Hamon On Njsb New 1...
 
Notifications
Clear all

Hamon On Njsb New 1075

3 Posts
2 Users
0 Likes
560 Views
Posts: 296
Member
Topic starter
 

I am using the new formula 1075 that i purchased in February. made a blade from it hopefully for my journeymen test knife and took a risk and did my first attempt at ashi lines, the blade went into Parks 50 and it no harden... and i figured out how to get full hardness from a clay quench from figuring it out last year. I may have over tempered it in my caution. however, I went into the water as a second quench with a similar setup and it hardened. I read on the ASM heat treating app that 1070( in my mind its close enough to 1075 to heat treat the same) needs water to fully harden, however, I have been told oil will work for blades. now my current understanding of the underdocumented clay quench is heat rises so the edge should cool and remain cool as long as the blade is in the quench medium as the boiling of the medium moves the heat away and i waited for the medium to stop boiling before I pulled out the blade. from doing enough clay quenches to have lost count i am fairly certain i did not over clay the blade as i made a couple of blades from the same bar of steel and it hardened just fine but they did not have the ashi lines. I know my oil is still good as it's still nice and clear. so is it that the new 1075 clayed with ashi just needs to be quenched in water to harden it.

Note: I gave my blade my patented did you crack test which is after tempering I hit it with hard a 2000 gram swiss pattern hammer in a guillotine fashion and as it's still in two pieces so I am not too worried about the bend test, iffy on the actually chop test, however, I do not have enough 2x4 to really go threw the whole thing so I will test it again after I finished the polishing of the blade. however, if the hamon turns out to be really beautiful i may have to make a lesser copy.

 
Posted : 16/04/2020 10:52 pm
BrionTomberlin
Posts: 1675
Member
 

Kevin, no you do not need water to quench the 1075. Parks 50 will work fine at 80 degrees. Things to look at. How thick was your clay? How thick were the ashi lines? Are you sure the blade got to 1475 degrees? Temp of the oil? Can you show a picture of your clay layout? Was this 1075 from New Jersey Steel Baron? A lot of variables.

Brion

Brion Tomberlin

Anvil Top Custom Knives

ABS Mastersmith

 
Posted : 17/04/2020 11:31 am
Posts: 296
Member
Topic starter
 

|quoted:

Kevin, no you do not need water to quench the 1075. Parks 50 will work fine at 80 degrees. Things to look at. How thick was your clay? How thick were the ashi lines? Are you sure the blade got to 1475 degrees? Temp of the oil? Can you show a picture of your clay layout? Was this 1075 from New Jersey Steel Baron? A lot of variables.

Brion

Sorry I just saw your response.,

the clay layout was similar to the as the cord wrapped blade which is only at 1000 grit and is the prototype for the failed blade made for the same bar of steel.

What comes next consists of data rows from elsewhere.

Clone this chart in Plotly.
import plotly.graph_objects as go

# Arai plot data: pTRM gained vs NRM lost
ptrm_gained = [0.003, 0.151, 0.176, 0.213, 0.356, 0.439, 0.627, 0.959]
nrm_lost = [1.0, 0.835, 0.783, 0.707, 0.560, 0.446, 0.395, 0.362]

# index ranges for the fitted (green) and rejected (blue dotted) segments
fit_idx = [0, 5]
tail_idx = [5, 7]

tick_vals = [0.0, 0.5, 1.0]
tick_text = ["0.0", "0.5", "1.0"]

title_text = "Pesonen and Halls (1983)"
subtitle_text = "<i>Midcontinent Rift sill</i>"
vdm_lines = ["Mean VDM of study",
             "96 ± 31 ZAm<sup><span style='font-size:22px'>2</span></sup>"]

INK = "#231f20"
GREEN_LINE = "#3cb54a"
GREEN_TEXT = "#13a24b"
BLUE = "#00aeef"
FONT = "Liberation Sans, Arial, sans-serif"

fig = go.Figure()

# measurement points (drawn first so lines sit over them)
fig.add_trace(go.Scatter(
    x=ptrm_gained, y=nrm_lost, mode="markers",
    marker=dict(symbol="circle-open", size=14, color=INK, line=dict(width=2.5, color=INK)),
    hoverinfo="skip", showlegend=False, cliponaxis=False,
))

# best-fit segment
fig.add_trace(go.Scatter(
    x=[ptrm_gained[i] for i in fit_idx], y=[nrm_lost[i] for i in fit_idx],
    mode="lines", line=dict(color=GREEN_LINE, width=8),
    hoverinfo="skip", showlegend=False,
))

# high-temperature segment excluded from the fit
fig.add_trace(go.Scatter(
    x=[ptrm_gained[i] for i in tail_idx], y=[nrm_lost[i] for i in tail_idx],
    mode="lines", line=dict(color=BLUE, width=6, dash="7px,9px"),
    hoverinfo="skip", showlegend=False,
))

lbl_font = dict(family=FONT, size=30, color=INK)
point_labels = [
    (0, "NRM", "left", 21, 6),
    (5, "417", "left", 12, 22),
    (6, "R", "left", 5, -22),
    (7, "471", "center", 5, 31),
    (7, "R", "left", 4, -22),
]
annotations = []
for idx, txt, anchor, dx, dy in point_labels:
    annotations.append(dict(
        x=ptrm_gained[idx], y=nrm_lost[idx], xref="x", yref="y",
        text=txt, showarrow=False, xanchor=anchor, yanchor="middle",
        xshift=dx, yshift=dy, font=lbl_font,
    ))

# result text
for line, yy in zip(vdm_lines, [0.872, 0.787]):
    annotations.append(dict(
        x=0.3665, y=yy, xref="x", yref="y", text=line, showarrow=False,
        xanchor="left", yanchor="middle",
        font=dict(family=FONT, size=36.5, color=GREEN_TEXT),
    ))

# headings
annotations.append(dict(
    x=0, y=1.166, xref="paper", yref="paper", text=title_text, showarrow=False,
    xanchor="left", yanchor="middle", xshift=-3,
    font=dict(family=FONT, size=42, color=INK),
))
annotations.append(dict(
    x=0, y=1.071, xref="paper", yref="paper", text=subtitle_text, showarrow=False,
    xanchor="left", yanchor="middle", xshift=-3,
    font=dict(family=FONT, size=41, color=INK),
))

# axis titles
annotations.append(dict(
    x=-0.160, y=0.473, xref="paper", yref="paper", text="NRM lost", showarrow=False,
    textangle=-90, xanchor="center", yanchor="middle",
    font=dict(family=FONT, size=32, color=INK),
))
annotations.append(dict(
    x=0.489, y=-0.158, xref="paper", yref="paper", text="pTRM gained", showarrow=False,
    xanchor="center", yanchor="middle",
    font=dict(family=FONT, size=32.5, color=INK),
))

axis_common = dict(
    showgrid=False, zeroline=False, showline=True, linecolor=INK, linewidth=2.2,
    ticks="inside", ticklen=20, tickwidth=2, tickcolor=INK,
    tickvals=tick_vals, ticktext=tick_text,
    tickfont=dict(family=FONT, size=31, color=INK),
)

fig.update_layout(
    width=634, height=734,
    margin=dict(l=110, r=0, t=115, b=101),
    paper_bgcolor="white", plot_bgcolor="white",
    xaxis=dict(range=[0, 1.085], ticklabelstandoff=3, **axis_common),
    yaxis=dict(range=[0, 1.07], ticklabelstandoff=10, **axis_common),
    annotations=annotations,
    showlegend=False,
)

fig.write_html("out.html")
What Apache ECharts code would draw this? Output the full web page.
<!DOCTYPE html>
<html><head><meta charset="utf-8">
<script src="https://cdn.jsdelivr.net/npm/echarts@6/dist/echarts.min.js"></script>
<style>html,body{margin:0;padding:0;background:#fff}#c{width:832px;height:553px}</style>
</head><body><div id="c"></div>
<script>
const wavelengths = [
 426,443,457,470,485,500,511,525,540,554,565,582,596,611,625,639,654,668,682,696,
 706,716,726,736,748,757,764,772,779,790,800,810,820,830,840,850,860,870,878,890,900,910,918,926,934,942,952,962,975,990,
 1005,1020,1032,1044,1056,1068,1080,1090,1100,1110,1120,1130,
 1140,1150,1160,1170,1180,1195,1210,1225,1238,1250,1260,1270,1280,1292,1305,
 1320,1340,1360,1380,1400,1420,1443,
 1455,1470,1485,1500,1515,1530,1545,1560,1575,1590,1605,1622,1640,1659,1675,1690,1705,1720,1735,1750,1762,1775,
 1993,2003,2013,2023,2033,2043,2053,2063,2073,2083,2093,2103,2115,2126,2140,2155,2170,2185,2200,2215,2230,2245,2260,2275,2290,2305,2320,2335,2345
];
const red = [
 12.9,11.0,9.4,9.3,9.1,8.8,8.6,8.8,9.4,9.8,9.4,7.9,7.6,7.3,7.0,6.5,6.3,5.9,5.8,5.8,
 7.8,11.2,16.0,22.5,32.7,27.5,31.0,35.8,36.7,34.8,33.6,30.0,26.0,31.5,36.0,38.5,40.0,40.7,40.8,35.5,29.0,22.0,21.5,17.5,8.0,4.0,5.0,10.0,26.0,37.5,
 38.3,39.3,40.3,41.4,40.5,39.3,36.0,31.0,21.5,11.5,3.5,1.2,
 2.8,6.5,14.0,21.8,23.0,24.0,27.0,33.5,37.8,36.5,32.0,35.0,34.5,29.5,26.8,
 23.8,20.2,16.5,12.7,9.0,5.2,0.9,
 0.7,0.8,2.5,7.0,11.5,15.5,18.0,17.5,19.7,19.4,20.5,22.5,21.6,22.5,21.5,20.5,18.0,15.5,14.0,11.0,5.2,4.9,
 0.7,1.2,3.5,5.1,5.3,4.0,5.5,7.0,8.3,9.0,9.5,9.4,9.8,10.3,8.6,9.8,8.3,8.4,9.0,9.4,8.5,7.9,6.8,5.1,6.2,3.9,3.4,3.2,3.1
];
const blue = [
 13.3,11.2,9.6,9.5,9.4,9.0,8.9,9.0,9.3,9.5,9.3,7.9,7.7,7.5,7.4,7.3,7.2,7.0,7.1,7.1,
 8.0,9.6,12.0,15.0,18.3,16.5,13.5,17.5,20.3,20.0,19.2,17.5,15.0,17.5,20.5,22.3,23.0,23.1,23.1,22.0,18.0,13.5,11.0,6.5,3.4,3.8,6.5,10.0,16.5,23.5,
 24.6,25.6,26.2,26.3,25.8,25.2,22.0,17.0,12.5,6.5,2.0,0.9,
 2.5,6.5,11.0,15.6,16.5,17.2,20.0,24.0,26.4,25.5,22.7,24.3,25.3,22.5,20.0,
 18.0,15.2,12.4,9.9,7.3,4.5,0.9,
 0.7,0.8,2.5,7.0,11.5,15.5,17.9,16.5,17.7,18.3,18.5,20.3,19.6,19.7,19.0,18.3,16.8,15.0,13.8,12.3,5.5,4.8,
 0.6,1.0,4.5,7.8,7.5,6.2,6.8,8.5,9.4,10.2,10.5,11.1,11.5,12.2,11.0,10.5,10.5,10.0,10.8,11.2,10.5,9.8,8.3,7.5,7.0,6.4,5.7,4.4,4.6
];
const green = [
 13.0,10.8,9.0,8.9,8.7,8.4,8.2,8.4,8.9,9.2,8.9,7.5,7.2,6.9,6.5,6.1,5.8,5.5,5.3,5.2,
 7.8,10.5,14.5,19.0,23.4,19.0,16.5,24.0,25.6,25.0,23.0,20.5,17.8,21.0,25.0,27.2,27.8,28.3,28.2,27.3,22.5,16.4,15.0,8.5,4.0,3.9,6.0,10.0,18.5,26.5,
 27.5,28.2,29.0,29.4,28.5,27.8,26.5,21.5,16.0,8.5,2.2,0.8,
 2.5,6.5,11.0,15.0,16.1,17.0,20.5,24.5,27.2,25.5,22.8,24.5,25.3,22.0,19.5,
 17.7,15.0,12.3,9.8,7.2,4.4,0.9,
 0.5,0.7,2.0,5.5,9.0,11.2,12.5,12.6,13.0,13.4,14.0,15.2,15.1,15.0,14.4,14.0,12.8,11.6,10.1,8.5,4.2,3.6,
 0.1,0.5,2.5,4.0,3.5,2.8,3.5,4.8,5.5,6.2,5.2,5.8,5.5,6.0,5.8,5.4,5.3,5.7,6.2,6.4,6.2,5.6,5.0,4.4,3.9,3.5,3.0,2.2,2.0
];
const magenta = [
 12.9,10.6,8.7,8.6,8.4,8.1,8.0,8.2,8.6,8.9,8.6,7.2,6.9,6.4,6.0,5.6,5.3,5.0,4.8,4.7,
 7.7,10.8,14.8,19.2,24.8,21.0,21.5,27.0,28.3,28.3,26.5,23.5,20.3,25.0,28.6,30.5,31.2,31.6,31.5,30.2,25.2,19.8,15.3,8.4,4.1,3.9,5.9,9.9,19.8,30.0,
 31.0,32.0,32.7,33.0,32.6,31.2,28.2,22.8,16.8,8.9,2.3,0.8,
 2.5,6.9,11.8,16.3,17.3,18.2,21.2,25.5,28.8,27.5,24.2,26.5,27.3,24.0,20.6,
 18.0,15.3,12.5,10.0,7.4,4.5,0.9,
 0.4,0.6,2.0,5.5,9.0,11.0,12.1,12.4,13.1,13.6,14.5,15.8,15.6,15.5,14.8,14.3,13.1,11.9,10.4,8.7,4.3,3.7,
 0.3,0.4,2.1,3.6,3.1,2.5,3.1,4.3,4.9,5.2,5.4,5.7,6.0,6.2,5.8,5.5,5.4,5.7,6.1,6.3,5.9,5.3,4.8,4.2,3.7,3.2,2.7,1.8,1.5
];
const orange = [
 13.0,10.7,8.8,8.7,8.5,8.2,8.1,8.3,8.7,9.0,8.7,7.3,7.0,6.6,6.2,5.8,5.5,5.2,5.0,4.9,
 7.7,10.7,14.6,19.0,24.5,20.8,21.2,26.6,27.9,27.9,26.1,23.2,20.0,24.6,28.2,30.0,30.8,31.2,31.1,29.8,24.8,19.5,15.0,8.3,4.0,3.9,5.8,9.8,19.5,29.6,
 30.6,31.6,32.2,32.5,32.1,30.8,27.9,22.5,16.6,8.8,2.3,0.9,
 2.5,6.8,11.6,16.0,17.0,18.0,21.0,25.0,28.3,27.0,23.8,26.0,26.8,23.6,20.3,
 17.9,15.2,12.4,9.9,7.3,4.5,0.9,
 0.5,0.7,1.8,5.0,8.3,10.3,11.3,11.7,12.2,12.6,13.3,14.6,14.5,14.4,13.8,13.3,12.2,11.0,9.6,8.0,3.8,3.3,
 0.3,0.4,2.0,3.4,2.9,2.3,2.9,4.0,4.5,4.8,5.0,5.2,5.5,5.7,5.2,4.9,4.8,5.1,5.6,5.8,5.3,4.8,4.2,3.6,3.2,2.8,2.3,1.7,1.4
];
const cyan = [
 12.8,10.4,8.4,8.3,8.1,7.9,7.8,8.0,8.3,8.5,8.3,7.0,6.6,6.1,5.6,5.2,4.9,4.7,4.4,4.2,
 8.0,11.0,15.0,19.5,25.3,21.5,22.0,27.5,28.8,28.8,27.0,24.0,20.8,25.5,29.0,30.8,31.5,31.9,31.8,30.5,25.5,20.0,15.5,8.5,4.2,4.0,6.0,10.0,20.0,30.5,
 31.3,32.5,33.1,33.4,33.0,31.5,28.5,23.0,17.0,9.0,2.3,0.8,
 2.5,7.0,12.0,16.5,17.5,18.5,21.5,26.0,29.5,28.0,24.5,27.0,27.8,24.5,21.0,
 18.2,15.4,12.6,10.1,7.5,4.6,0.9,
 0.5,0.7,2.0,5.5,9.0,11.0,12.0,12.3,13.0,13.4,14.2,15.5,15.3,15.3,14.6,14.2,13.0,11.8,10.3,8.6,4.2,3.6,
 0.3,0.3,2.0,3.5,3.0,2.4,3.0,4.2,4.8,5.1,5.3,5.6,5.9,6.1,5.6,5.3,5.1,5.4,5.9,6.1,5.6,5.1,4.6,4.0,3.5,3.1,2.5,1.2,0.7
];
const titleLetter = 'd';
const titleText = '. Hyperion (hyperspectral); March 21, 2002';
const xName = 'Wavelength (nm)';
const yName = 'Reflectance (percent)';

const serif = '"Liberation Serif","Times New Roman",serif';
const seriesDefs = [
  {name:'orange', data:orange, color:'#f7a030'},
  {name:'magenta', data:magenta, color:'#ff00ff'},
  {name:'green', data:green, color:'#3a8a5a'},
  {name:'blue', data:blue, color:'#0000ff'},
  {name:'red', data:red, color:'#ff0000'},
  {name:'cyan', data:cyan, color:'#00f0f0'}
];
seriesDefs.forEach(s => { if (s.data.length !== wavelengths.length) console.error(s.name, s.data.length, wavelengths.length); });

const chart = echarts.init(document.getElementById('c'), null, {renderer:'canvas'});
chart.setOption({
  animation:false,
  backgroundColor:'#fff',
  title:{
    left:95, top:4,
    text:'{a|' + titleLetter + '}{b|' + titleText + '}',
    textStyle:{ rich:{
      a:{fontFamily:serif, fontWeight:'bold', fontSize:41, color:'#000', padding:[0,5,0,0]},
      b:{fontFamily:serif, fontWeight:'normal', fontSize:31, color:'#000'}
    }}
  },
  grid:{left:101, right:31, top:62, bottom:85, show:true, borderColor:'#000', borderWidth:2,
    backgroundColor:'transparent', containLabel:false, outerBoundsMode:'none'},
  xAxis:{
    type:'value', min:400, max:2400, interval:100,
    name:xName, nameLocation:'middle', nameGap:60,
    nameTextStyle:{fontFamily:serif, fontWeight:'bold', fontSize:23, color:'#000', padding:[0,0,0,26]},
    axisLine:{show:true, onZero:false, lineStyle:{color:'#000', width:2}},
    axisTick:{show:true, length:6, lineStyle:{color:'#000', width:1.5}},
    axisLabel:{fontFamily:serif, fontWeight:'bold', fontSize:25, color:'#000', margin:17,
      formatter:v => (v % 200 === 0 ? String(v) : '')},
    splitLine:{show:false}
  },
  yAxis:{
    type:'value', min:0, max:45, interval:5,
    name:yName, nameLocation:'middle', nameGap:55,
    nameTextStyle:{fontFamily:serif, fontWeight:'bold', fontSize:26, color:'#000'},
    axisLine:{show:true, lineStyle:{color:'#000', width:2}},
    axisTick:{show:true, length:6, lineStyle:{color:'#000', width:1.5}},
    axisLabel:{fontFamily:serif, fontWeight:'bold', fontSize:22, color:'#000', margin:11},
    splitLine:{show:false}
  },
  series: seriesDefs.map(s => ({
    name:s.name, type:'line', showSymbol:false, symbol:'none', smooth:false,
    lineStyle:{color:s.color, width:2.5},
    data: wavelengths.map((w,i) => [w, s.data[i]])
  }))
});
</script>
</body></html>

the blade melted my 1500F temp stick and according to the official ASM (International) HT guidelines for 1070, 1500 F is the hardening temperature (Note:1075 seems to be just a more controlled version of 1070 similar to w1 and w2...which would explain its price). the Temp of oil was likely 40F or 50F as I do not have a way to heat it my oil safely at this time which is why I use Parks 50 instead of AAA, I also had the ashi i think at the most it was 1/8th of an inch or less i had decanted my normal mixture of Rutland black, Marco red devil refractory, 4600KC steel powder(only kind I have right now) and a bit of terracotta which I use as a thickening agent when mixing if it gets too thin for my liking. the reason i bother mixing is i feel the as the mix does not puff up as much as Rutland black or Marco red devil, it's kinda fuzzy how thick i had the clay as i had to do it twice and may have over clayed it. however, it was also a fairly thick blade, to begin with as I would say roughly .230" at the flats and even with 1/8 inch clay it would still be over the size rounds can be oil quenched for full hardness which .250 is the thickest you can fully harden. it's likely I just put too thick a coating of clay on it. however, I did a practice run with a test blade made form the same bar of steel without ashi and it hardened just fine in my oil and I also checked and just rechecked my oil, and its still a healthy light amber color. the more likely reason is the fact that i clearly not thinking clearly gave 3 two hour tempering cycles for a grand total of 6-hours in the oven tempering. so I had a moment of stupidity and tempered out the hardness of the blade in my caution.